#### Data in this exercise
★ ★ ★

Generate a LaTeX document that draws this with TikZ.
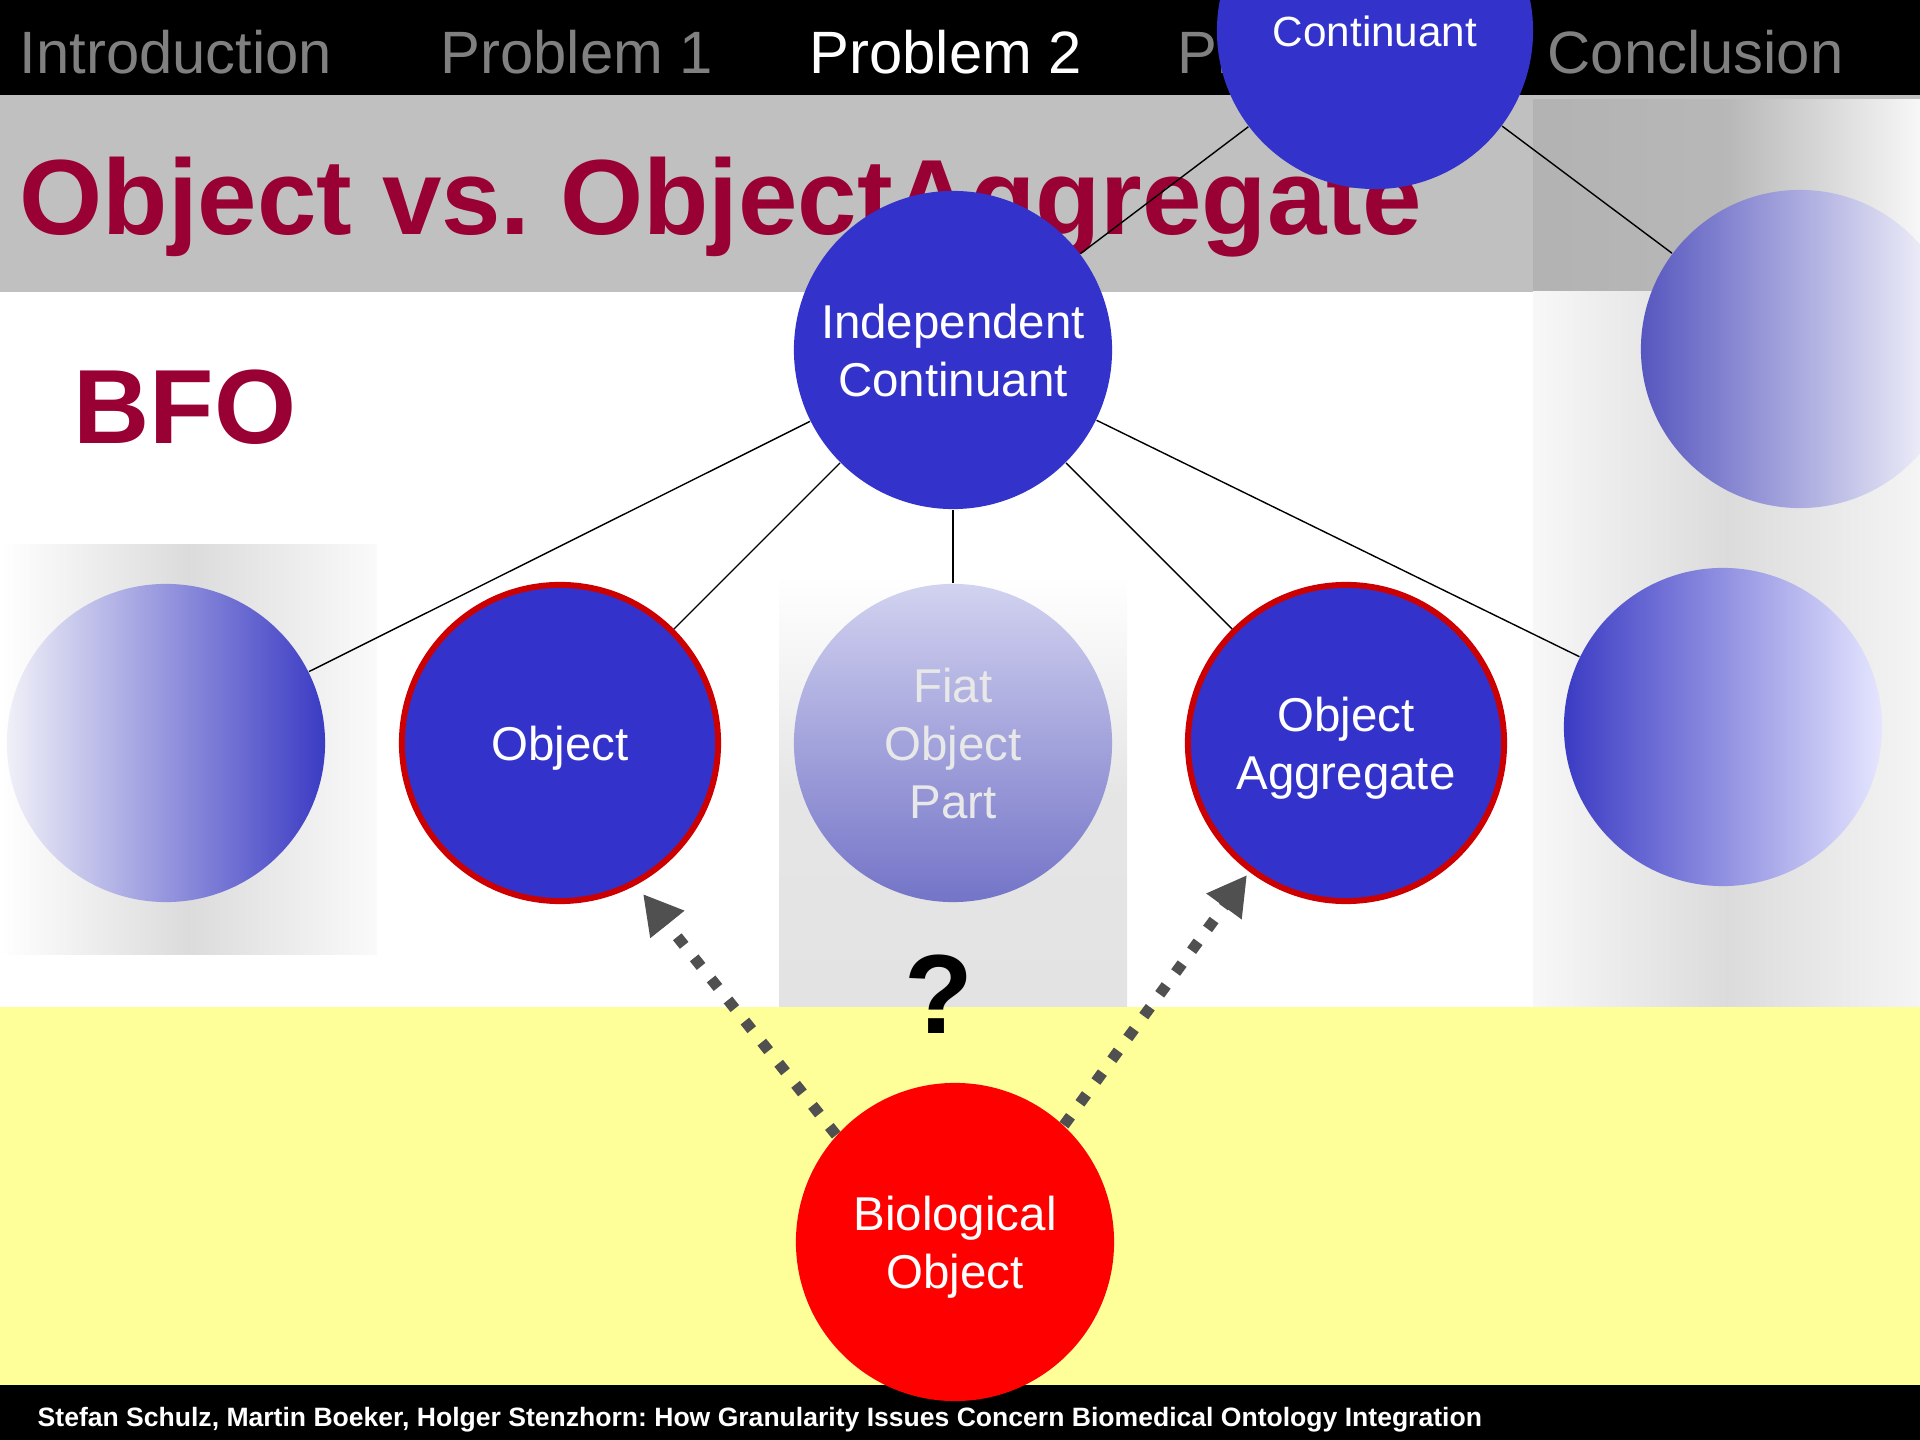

★ ★ ★

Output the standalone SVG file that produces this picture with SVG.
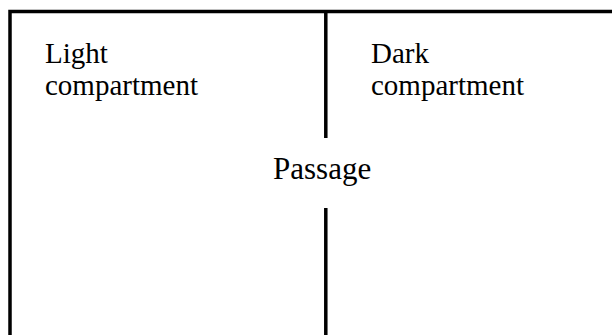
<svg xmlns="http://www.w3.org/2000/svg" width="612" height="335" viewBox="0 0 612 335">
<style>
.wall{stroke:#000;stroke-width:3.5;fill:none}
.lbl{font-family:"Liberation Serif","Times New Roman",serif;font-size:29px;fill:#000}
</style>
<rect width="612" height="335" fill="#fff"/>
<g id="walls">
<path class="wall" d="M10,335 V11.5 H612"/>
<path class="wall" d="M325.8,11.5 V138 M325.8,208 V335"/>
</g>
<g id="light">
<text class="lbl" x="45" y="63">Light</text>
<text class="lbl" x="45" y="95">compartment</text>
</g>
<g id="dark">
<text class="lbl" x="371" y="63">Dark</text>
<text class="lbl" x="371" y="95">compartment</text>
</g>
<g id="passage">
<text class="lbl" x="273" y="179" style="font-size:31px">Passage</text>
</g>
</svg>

★ ★ ★

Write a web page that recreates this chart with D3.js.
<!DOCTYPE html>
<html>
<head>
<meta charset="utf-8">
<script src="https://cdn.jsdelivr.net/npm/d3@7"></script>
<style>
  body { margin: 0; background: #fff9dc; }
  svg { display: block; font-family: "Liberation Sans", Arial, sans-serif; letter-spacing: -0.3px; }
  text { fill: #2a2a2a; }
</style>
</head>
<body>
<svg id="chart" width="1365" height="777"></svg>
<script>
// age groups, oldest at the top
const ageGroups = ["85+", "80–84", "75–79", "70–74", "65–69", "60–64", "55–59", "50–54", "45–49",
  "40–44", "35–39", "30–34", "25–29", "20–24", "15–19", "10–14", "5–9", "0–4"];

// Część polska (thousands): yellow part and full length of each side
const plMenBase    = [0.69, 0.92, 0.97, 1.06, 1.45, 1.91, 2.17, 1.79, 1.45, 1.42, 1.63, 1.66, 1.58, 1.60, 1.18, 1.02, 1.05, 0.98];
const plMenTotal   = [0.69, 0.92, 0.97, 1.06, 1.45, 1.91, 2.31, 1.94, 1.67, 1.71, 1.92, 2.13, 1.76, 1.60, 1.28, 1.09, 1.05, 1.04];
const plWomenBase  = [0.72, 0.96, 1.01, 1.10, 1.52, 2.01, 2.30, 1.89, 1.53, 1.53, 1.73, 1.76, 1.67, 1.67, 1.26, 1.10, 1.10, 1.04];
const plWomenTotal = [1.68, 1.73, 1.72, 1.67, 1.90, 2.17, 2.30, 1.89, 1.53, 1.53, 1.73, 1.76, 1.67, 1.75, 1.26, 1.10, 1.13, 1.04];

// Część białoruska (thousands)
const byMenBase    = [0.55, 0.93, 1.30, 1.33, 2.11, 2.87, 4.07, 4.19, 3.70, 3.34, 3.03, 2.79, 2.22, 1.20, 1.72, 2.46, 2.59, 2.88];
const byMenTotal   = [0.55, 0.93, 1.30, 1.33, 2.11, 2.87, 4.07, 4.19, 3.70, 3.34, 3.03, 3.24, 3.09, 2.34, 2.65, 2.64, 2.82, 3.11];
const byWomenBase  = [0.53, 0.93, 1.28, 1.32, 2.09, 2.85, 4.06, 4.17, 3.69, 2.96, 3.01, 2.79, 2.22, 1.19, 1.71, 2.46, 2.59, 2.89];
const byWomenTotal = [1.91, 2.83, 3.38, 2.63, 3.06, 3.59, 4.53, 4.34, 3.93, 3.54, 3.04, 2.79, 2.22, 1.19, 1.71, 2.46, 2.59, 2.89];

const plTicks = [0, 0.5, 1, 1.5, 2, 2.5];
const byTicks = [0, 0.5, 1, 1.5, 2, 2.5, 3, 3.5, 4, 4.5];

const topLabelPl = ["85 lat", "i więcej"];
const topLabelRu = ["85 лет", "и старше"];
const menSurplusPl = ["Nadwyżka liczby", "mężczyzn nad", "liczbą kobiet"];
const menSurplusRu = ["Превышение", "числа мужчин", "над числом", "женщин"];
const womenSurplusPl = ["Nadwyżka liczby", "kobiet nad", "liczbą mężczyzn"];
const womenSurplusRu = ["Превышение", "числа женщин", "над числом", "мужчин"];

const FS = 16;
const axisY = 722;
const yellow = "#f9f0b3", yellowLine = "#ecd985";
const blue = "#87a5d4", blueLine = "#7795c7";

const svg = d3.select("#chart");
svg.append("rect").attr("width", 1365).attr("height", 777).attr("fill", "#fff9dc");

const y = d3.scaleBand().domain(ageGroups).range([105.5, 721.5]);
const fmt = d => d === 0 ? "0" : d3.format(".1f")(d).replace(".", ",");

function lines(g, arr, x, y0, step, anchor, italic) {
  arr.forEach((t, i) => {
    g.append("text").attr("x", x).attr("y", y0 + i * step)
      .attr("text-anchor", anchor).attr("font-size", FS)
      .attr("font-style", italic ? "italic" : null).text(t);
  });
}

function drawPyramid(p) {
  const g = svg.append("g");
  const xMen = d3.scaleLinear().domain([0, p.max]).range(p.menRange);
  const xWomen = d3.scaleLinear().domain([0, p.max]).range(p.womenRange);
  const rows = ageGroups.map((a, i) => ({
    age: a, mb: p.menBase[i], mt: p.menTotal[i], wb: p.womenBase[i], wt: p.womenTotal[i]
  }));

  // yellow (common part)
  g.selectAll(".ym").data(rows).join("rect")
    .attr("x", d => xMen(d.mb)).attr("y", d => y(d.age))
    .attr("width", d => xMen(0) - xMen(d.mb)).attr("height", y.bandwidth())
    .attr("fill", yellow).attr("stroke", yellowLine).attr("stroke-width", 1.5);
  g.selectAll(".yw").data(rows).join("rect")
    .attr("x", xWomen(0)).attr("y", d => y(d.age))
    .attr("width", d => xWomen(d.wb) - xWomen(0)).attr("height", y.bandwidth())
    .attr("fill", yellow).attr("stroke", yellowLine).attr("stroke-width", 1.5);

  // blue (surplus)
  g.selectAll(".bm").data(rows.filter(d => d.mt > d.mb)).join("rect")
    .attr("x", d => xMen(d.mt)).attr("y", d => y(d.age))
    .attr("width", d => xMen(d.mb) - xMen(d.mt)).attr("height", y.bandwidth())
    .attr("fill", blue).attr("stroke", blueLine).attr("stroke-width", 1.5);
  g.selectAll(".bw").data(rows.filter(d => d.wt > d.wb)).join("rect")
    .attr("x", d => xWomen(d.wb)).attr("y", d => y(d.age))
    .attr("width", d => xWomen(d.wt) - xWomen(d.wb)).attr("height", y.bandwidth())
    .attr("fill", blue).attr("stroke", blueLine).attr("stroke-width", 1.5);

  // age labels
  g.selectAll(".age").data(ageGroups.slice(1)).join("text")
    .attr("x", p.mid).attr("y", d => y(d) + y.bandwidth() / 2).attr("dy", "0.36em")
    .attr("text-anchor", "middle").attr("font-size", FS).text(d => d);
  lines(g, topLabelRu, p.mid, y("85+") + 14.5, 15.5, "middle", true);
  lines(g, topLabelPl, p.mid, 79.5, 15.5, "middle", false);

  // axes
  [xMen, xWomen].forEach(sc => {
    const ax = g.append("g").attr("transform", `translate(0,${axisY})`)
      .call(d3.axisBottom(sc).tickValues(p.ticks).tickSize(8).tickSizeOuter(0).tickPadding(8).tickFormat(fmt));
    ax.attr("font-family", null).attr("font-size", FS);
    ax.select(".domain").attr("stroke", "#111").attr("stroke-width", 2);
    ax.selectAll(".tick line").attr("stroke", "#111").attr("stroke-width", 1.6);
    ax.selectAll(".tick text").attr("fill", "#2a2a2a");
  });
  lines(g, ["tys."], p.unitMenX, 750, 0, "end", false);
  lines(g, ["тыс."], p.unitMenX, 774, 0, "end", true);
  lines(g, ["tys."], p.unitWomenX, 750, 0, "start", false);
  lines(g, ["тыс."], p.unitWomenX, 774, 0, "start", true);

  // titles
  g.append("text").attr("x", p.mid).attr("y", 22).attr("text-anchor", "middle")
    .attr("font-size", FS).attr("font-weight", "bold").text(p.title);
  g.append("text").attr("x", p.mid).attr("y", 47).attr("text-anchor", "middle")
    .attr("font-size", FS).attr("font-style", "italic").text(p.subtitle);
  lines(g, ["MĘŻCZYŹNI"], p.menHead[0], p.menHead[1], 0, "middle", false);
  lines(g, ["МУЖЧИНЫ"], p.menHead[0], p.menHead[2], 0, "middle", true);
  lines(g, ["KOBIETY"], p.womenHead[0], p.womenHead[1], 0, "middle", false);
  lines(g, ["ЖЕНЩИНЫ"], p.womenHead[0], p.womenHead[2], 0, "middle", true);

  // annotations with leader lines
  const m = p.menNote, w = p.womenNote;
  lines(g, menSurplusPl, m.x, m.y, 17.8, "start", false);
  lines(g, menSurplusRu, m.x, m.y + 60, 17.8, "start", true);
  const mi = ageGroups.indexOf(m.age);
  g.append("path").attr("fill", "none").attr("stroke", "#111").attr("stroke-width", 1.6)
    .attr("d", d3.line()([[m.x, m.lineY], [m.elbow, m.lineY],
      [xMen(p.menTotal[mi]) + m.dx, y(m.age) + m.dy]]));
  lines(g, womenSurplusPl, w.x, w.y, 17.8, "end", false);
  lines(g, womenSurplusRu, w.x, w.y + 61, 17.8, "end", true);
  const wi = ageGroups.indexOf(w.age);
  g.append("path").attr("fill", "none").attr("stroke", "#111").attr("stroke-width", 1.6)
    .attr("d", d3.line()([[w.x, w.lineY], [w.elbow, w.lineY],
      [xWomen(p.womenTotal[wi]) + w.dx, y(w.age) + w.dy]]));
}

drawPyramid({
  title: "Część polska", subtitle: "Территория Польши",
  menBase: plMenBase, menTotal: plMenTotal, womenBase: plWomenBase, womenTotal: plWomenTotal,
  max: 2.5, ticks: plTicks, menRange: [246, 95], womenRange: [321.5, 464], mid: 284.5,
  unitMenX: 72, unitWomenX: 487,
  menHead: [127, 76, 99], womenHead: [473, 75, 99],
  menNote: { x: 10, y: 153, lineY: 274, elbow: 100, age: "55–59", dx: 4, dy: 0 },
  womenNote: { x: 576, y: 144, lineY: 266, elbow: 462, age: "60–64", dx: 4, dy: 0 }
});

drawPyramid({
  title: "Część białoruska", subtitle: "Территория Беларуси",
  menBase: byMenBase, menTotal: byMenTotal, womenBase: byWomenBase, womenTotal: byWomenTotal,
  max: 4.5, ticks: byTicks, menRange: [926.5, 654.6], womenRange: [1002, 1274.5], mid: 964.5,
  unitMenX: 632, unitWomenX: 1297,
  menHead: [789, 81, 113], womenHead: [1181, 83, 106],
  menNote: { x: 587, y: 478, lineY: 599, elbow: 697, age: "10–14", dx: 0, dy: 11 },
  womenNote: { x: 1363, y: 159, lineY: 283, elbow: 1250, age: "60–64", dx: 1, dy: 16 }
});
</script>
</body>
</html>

★ ★ ★

Pick out the lines containing the string "that".

Generate a LaTeX document that draws this with TikZ.
Output the standalone SVG file that produces this picture with SVG.
Write a web page that recreates this chart with D3.js.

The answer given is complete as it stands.